-- Begin --

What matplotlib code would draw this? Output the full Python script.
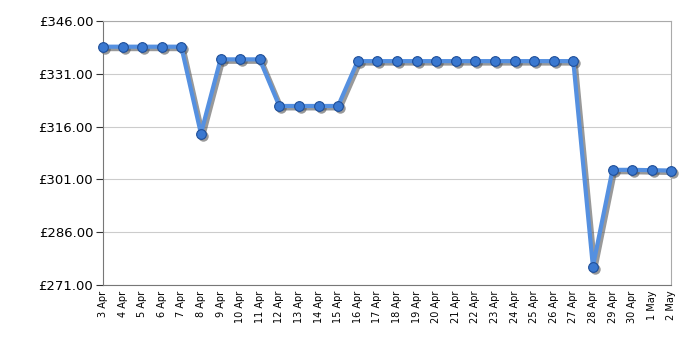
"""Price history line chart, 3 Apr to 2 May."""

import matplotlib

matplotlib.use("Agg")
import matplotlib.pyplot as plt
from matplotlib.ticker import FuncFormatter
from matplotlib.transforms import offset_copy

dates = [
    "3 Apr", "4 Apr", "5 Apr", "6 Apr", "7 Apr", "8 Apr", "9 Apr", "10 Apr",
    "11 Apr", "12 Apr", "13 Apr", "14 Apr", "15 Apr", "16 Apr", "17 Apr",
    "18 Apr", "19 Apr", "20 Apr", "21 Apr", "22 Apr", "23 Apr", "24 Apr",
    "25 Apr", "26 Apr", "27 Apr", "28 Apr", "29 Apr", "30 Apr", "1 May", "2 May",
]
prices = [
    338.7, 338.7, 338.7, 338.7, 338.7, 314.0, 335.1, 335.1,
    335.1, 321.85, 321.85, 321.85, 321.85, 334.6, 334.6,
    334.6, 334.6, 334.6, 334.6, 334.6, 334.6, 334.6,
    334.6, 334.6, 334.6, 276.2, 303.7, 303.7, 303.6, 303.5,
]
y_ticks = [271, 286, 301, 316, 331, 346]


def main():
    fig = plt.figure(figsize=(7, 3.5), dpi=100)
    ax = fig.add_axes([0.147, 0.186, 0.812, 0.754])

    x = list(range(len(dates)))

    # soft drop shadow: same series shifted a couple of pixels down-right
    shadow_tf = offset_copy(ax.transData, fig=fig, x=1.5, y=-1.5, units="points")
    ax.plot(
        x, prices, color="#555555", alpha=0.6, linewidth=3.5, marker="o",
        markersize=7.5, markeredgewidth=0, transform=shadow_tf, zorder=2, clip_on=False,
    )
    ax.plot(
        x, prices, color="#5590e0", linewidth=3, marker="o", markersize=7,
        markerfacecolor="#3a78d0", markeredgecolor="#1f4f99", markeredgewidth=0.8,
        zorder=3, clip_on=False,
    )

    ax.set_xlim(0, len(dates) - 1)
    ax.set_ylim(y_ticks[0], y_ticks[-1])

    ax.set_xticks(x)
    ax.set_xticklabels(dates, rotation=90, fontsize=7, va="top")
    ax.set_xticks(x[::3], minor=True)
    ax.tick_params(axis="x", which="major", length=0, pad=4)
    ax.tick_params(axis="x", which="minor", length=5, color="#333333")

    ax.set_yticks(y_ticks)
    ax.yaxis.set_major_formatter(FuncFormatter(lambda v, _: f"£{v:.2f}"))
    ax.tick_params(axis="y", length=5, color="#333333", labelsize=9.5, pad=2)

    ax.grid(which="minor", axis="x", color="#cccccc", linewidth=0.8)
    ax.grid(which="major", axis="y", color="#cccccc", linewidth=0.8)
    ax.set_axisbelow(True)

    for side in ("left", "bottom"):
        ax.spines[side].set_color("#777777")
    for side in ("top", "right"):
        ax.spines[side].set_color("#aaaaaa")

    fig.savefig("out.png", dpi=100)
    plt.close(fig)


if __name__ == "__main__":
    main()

-- End --

▶ **Problem details**:
Your task is to restate word for word the lines from the top of the data to the line containing "from matplotlib.transforms import offset_copy", both ends included, with every picture left out.

▶ **Task solution**:
What matplotlib code would draw this? Output the full Python script.
"""Price history line chart, 3 Apr to 2 May."""

import matplotlib

matplotlib.use("Agg")
import matplotlib.pyplot as plt
from matplotlib.ticker import FuncFormatter
from matplotlib.transforms import offset_copy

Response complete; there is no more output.